• _Recorded data_:
+++++
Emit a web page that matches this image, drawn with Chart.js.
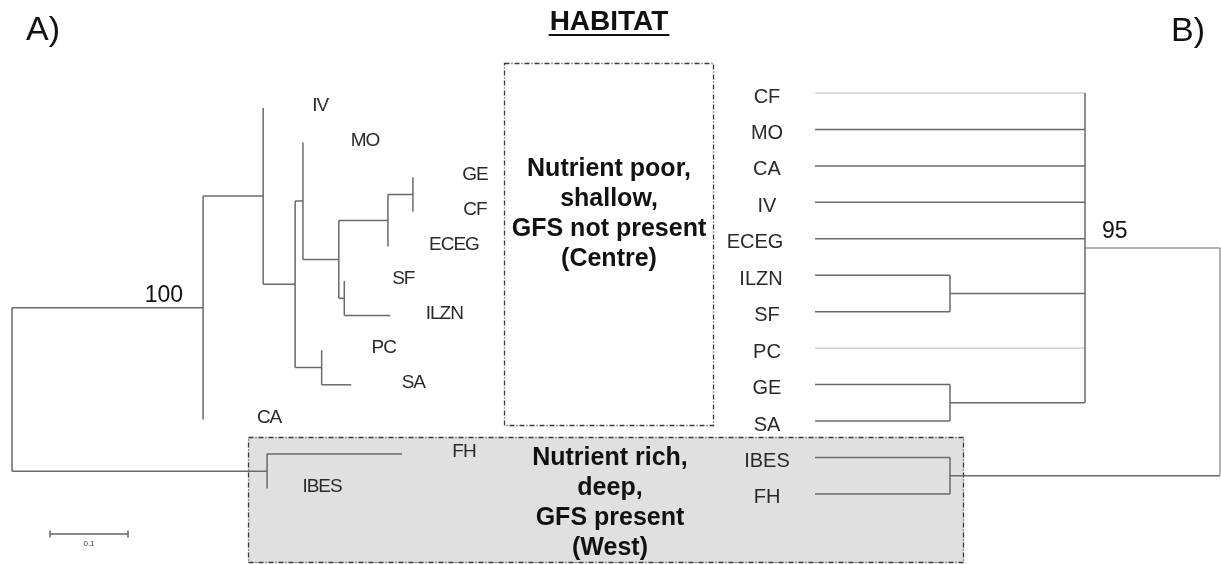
<!DOCTYPE html>
<html><head><meta charset="utf-8">
<script src="https://cdn.jsdelivr.net/npm/chart.js@4"></script>
<style>html,body{margin:0;padding:0;background:#fff;overflow:hidden}canvas{display:block}</style>
</head><body>
<canvas id="c" width="1221" height="564"></canvas>
<script>
// ---------- Panel A: phylogram (distance from root, substitutions / site) ----------
const leftLeaves = ['IV','MO','GE','CF','ECEG','SF','ILZN','PC','SA','CA','FH','IBES'];
const leftLeafDepth = [0.322,0.373,0.514,0.514,0.482,0.426,0.485,0.397,0.435,0.245,0.500,0.327];
const leftNodeNames = ['G','F','H','E','D','I','C','B','A','W','root'];
const leftNodeChildren = [['GE','CF'],['G','ECEG'],['SF','ILZN'],['F','H'],['MO','E'],['PC','SA'],['D','I'],['IV','C'],['B','CA'],['FH','IBES'],['A','W']];
const leftNodeDepth = [0.514,0.482,0.426,0.419,0.373,0.397,0.363,0.322,0.245,0.327,0];
const leftSupportNode = ['A'];
const leftSupportValue = ['100'];
const scaleBarValue = 0.1;

// ---------- Panel B: cladogram (node level) ----------
const rightLeaves = ['CF','MO','CA','IV','ECEG','ILZN','SF','PC','GE','SA','IBES','FH'];
const rightNodeNames = ['P','Q','R','S','root'];
const rightNodeChildren = [['ILZN','SF'],['GE','SA'],['IBES','FH'],['CF','MO','CA','IV','ECEG','P','PC','Q'],['S','R']];
const rightNodeLevel = [1,1,1,2,3];
const rightSupportNode = ['S'];
const rightSupportValue = ['95'];

// ---------- Text ----------
const centreText = ['Nutrient poor,','shallow,','GFS not present','(Centre)'];
const westText = ['Nutrient rich,','deep,','GFS present','(West)'];
const headerText = 'HABITAT';

// ---------- build tree geometry ----------
function buildTree(leaves, leafX, names, children, nodeX){
  const pos = {};
  leaves.forEach((n,i)=>{pos[n]={x:leafX[i],y:i};});
  const segs = [];
  names.forEach((n,k)=>{
    const ch = children[k].map(c=>pos[c]);
    const ys = ch.map(p=>p.y);
    const y0 = Math.min(...ys), y1 = Math.max(...ys);
    const x = nodeX[k];
    pos[n] = {x:x, y:(y0+y1)/2};
    segs.push({from:n, to:null, pts:[{x:x,y:y0},{x:x,y:y1}]});
    children[k].forEach(c=>{
      if (pos[c].x !== x) segs.push({from:n,to:c,pts:[{x:x,y:pos[c].y},{x:pos[c].x,y:pos[c].y}]});
    });
  });
  return {pos, segs};
}
const L = buildTree(leftLeaves, leftLeafDepth, leftNodeNames, leftNodeChildren, leftNodeDepth);
const R = buildTree(rightLeaves, rightLeaves.map(()=>0), rightNodeNames, rightNodeChildren, rightNodeLevel);

const datasets = [];
L.segs.forEach(s=>datasets.push({data:s.pts, xAxisID:'xL', yAxisID:'yL', showLine:true, pointRadius:0, borderColor:'#6a6a6a', borderWidth:1.5, clip:false}));
R.segs.forEach(s=>{
  let col = '#6a6a6a';
  if (s.to==='CF' || s.to==='PC') col = '#cfcfcf';
  if (s.from==='root' && s.to!=='R') col = '#9a9a9a';
  datasets.push({data:s.pts, xAxisID:'xR', yAxisID:'yR', showLine:true, pointRadius:0, borderColor:col, borderWidth:1.5, clip:false});
});

const FONT = '"Liberation Sans", Arial, Helvetica, sans-serif';
const leftLabelDx = {IV:-5, SF:-3, ILZN:-8, IBES:-7, ECEG:4, CA:4};
const rightLabelDx = {ECEG:-12, ILZN:-6};

const overlay = {
  id:'overlay',
  beforeDatasetsDraw(chart){
    const ctx = chart.ctx;
    ctx.save();
    ctx.fillStyle = '#e0e0e0';
    ctx.fillRect(248,437,716,126);
    ctx.setLineDash([5,2,1,2]);
    ctx.strokeStyle = '#3a3a3a';
    ctx.lineWidth = 1.3;
    ctx.strokeRect(248.5,437.5,715,125);
    ctx.strokeRect(504.5,63.5,209,362);
    ctx.restore();
  },
  afterDatasetsDraw(chart){
    const ctx = chart.ctx;
    const xL = chart.scales.xL, yL = chart.scales.yL, xR = chart.scales.xR, yR = chart.scales.yR;
    ctx.save();
    // left leaf labels
    ctx.fillStyle = '#2a2a2a';
    ctx.font = '19px ' + FONT;
    ctx.textAlign = 'center'; ctx.textBaseline = 'middle';
    ctx.letterSpacing = '-1px';
    leftLeaves.forEach((n,i)=>{
      const x = xL.getPixelForValue(leftLeafDepth[i]) + 62 + (leftLabelDx[n]||0);
      const y = yL.getPixelForValue(i) - 2;
      ctx.fillText(n, x, y);
    });
    ctx.letterSpacing = '0px';
    // right leaf labels
    ctx.font = '20px ' + FONT;
    rightLeaves.forEach((n,i)=>{
      const x = 767 + (rightLabelDx[n]||0);
      const y = yR.getPixelForValue(i) + 4;
      ctx.fillText(n, x, y);
    });
    // support values
    ctx.fillStyle = '#111';
    ctx.font = '23px ' + FONT;
    ctx.textAlign = 'right';
    leftSupportNode.forEach((n,k)=>{
      const p = L.pos[n];
      ctx.fillText(leftSupportValue[k], xL.getPixelForValue(p.x) - 20, yL.getPixelForValue(p.y) - 12);
    });
    ctx.textAlign = 'left';
    rightSupportNode.forEach((n,k)=>{
      const p = R.pos[n];
      ctx.fillText(rightSupportValue[k], xR.getPixelForValue(p.x) + 17, yR.getPixelForValue(p.y) - 16);
    });
    // scale bar
    const sx0 = 50, sy = 534;
    const sx1 = sx0 + (xL.getPixelForValue(scaleBarValue) - xL.getPixelForValue(0));
    ctx.strokeStyle = '#666'; ctx.lineWidth = 1.5;
    ctx.beginPath();
    ctx.moveTo(sx0,sy); ctx.lineTo(sx1,sy);
    ctx.moveTo(sx0,sy-3.5); ctx.lineTo(sx0,sy+3.5);
    ctx.moveTo(sx1,sy-3.5); ctx.lineTo(sx1,sy+3.5);
    ctx.stroke();
    ctx.fillStyle = '#444';
    ctx.font = '8px ' + FONT;
    ctx.textAlign = 'center';
    ctx.fillText(String(scaleBarValue), (sx0+sx1)/2, 544);
    // panel letters
    ctx.fillStyle = '#111';
    ctx.font = '34px ' + FONT;
    ctx.textAlign = 'left';
    ctx.fillText('A)', 26, 31);
    ctx.fillText('B)', 1171, 32);
    // habitat header
    ctx.font = 'bold 28px ' + FONT;
    ctx.textAlign = 'center';
    ctx.fillText(headerText, 609, 22);
    const w = ctx.measureText(headerText).width;
    ctx.fillRect(609 - w/2 - 1, 34, w + 2, 2);
    // box texts
    ctx.font = 'bold 25px ' + FONT;
    centreText.forEach((t,i)=>ctx.fillText(t, 609, 169 + i*30));
    westText.forEach((t,i)=>ctx.fillText(t, 610, 458 + i*30));
    ctx.restore();
  }
};

new Chart(document.getElementById('c'), {
  type:'scatter',
  data:{datasets},
  options:{
    responsive:false, animation:false, events:[],
    layout:{padding:0},
    plugins:{legend:{display:false}, tooltip:{enabled:false}},
    scales:{
      xL:{type:'linear', axis:'x', display:false, min:-12/780, max:1209/780},
      yL:{type:'linear', axis:'y', display:false, min:-108/34.6, max:(564-108)/34.6, reverse:true},
      xR:{type:'linear', axis:'x', display:false, min:-815/135, max:(1221-815)/135},
      yR:{type:'linear', axis:'y', display:false, min:-93/36.45, max:(564-93)/36.45, reverse:true}
    }
  },
  plugins:[overlay]
});
</script>
</body></html>
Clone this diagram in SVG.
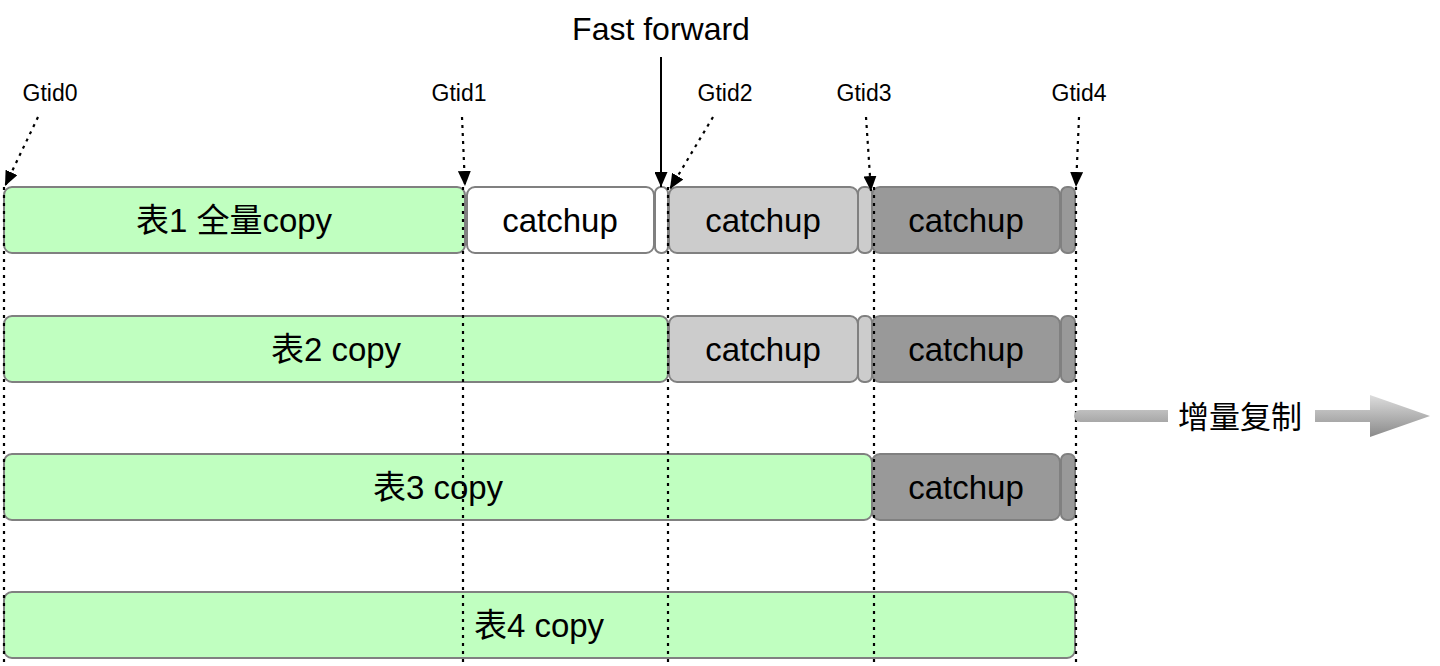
+++++
• _Task directions_: Begin at the top of the material above and output each line exactly, stopping after the line that holds "const scaleBarValue = 0.1;". Leave out pictures.

• _Completed exercise_:
Emit a web page that matches this image, drawn with Chart.js.
<!DOCTYPE html>
<html><head><meta charset="utf-8">
<script src="https://cdn.jsdelivr.net/npm/chart.js@4"></script>
<style>html,body{margin:0;padding:0;background:#fff;overflow:hidden}canvas{display:block}</style>
</head><body>
<canvas id="c" width="1221" height="564"></canvas>
<script>
// ---------- Panel A: phylogram (distance from root, substitutions / site) ----------
const leftLeaves = ['IV','MO','GE','CF','ECEG','SF','ILZN','PC','SA','CA','FH','IBES'];
const leftLeafDepth = [0.322,0.373,0.514,0.514,0.482,0.426,0.485,0.397,0.435,0.245,0.500,0.327];
const leftNodeNames = ['G','F','H','E','D','I','C','B','A','W','root'];
const leftNodeChildren = [['GE','CF'],['G','ECEG'],['SF','ILZN'],['F','H'],['MO','E'],['PC','SA'],['D','I'],['IV','C'],['B','CA'],['FH','IBES'],['A','W']];
const leftNodeDepth = [0.514,0.482,0.426,0.419,0.373,0.397,0.363,0.322,0.245,0.327,0];
const leftSupportNode = ['A'];
const leftSupportValue = ['100'];
const scaleBarValue = 0.1;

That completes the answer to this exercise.